» INSTRUCTIONS FOR THE TASK
Copy exactly the lines from the start of the material through the line with "const qTicks = [0, 1, 2, 3, 4];". Pictures stay out of the copy.
======== INFORMATION SHOWN ========
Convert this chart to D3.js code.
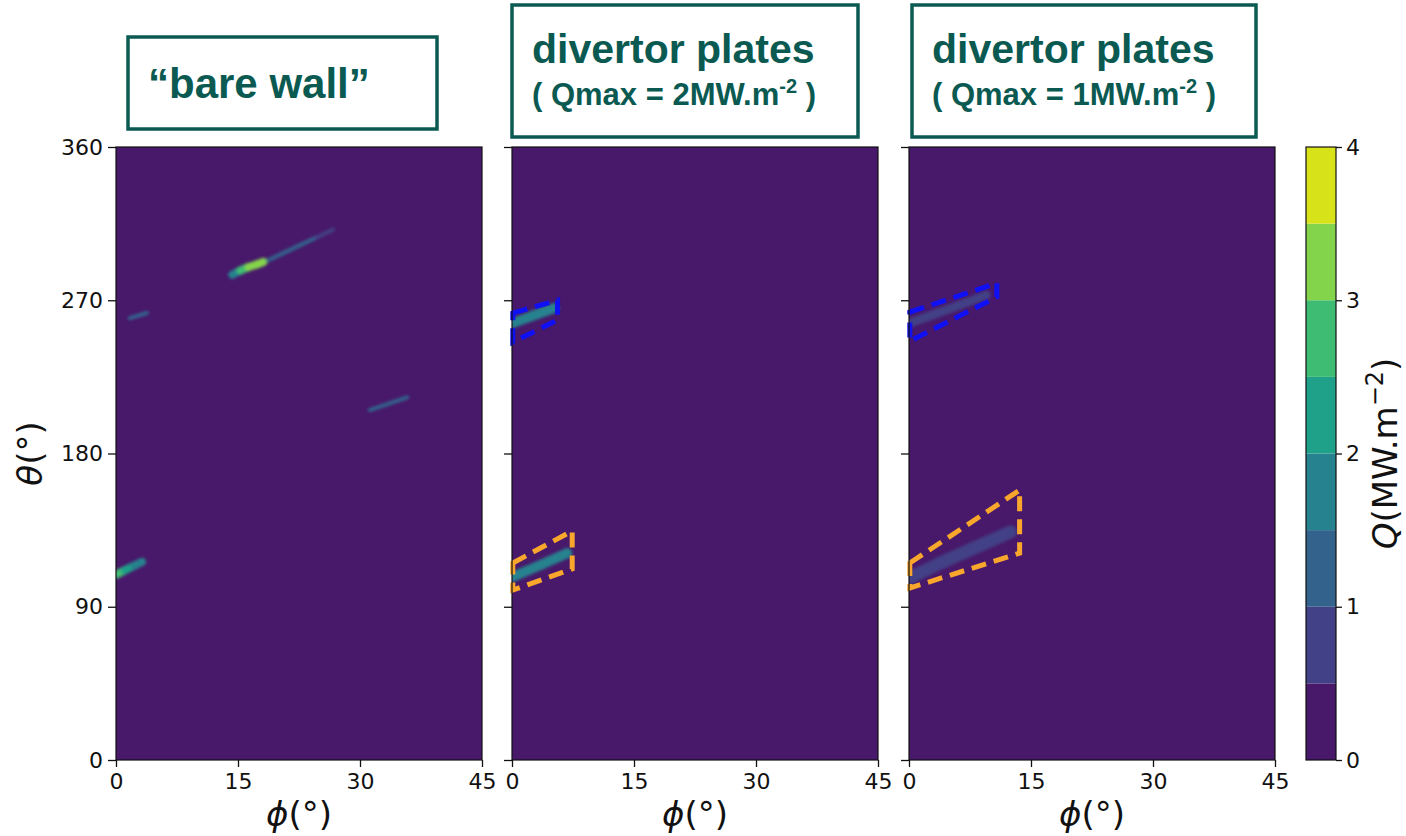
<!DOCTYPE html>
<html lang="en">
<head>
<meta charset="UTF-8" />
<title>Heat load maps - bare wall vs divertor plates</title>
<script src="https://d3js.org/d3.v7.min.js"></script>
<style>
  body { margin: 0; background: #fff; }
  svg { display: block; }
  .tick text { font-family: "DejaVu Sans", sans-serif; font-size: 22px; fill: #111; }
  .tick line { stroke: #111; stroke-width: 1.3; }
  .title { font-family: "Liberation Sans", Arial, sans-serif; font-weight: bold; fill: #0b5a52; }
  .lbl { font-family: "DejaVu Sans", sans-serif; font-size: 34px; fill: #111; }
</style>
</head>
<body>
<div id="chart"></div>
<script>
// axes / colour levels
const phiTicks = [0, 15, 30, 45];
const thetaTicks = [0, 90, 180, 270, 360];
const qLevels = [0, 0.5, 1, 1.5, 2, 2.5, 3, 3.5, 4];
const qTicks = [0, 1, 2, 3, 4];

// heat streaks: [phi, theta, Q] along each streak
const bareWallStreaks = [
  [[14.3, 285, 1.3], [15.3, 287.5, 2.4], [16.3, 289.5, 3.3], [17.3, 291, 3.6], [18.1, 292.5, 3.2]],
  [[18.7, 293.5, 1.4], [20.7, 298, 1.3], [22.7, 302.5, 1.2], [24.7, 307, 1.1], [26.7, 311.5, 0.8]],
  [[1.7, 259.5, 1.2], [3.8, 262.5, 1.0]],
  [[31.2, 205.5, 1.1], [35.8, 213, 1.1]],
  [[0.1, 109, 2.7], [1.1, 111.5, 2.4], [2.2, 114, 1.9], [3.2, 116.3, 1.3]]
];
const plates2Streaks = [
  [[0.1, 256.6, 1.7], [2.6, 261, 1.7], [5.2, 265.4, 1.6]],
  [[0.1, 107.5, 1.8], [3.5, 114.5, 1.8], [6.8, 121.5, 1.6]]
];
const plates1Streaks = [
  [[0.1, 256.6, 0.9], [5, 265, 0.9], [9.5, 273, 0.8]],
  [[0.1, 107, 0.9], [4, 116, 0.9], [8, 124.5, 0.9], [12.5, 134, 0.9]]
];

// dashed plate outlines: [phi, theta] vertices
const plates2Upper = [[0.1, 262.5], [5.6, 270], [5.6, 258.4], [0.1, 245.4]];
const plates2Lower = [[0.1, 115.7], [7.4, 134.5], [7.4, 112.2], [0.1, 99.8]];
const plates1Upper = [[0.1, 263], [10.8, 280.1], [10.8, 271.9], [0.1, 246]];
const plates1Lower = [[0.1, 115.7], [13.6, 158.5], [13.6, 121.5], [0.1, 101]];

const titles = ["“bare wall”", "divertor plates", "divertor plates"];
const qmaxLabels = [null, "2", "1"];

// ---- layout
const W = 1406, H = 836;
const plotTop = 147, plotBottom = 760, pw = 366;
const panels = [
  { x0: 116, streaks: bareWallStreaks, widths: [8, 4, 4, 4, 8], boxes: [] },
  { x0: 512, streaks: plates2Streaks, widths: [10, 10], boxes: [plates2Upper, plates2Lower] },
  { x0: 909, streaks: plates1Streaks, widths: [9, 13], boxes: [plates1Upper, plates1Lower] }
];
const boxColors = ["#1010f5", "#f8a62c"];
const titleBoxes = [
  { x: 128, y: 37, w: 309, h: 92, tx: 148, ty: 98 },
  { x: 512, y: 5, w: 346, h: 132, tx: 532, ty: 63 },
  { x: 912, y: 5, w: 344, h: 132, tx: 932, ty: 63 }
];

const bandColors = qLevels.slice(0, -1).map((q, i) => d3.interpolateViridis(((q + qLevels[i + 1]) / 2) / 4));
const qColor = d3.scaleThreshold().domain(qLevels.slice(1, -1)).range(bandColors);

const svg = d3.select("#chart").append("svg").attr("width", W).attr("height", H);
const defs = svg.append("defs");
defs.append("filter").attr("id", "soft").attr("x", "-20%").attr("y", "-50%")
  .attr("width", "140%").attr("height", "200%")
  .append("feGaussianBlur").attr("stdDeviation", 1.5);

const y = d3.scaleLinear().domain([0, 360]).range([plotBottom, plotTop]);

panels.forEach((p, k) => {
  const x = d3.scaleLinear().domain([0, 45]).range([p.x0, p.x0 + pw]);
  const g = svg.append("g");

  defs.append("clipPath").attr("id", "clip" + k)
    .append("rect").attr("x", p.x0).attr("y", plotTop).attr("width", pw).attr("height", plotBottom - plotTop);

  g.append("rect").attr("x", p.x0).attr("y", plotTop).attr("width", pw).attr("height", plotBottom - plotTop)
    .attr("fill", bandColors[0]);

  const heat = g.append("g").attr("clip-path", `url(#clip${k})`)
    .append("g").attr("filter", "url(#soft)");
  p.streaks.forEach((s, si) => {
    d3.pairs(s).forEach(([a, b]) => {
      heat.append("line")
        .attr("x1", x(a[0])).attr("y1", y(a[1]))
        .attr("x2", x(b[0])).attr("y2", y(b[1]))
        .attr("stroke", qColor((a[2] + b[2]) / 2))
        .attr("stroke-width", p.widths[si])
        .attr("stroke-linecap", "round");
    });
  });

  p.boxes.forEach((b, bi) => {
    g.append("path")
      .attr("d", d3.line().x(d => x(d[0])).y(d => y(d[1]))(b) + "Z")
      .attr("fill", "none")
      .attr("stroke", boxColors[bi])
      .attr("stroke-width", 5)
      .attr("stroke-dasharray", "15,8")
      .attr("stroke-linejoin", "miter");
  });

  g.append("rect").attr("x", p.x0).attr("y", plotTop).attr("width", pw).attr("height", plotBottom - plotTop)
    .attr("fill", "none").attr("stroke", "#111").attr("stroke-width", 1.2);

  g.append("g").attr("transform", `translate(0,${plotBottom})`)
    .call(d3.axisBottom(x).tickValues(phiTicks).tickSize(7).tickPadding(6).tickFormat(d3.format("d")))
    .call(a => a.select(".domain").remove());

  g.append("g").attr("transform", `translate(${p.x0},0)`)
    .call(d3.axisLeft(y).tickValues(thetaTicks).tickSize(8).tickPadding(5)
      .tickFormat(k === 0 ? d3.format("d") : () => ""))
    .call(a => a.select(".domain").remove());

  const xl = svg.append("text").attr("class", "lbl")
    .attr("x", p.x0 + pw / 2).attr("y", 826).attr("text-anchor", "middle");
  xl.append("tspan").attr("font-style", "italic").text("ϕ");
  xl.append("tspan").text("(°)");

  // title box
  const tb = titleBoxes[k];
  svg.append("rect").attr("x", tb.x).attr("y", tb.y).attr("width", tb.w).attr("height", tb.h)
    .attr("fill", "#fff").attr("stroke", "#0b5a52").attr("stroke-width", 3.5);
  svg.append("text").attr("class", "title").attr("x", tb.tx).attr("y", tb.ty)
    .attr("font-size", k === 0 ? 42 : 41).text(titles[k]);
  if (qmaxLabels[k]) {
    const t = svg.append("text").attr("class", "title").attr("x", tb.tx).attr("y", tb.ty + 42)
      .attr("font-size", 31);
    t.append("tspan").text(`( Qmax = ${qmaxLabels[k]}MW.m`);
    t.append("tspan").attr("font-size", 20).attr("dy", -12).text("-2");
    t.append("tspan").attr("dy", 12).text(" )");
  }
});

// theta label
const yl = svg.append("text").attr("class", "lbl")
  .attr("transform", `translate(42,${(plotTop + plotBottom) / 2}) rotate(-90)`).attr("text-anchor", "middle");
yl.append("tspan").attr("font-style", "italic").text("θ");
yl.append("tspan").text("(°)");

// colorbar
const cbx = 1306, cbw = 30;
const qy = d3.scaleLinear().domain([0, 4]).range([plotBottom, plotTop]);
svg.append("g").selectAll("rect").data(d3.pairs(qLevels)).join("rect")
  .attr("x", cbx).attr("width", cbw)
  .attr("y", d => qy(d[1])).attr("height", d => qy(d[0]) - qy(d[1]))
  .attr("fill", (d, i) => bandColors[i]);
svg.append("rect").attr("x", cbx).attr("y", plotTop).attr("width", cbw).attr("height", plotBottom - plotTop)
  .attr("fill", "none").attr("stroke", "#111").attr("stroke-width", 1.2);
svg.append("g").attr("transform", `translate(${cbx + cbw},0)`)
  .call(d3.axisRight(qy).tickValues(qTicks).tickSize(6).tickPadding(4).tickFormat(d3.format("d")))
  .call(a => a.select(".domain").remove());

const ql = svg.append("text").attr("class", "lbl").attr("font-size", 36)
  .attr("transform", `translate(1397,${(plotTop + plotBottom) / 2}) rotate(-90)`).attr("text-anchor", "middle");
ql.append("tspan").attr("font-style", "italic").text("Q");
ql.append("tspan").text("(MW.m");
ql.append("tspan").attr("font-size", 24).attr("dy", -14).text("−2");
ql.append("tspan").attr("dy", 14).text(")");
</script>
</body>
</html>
========
» CORRECT ANSWER
Convert this chart to D3.js code.
<!DOCTYPE html>
<html lang="en">
<head>
<meta charset="UTF-8" />
<title>Heat load maps - bare wall vs divertor plates</title>
<script src="https://d3js.org/d3.v7.min.js"></script>
<style>
  body { margin: 0; background: #fff; }
  svg { display: block; }
  .tick text { font-family: "DejaVu Sans", sans-serif; font-size: 22px; fill: #111; }
  .tick line { stroke: #111; stroke-width: 1.3; }
  .title { font-family: "Liberation Sans", Arial, sans-serif; font-weight: bold; fill: #0b5a52; }
  .lbl { font-family: "DejaVu Sans", sans-serif; font-size: 34px; fill: #111; }
</style>
</head>
<body>
<div id="chart"></div>
<script>
// axes / colour levels
const phiTicks = [0, 15, 30, 45];
const thetaTicks = [0, 90, 180, 270, 360];
const qLevels = [0, 0.5, 1, 1.5, 2, 2.5, 3, 3.5, 4];
const qTicks = [0, 1, 2, 3, 4];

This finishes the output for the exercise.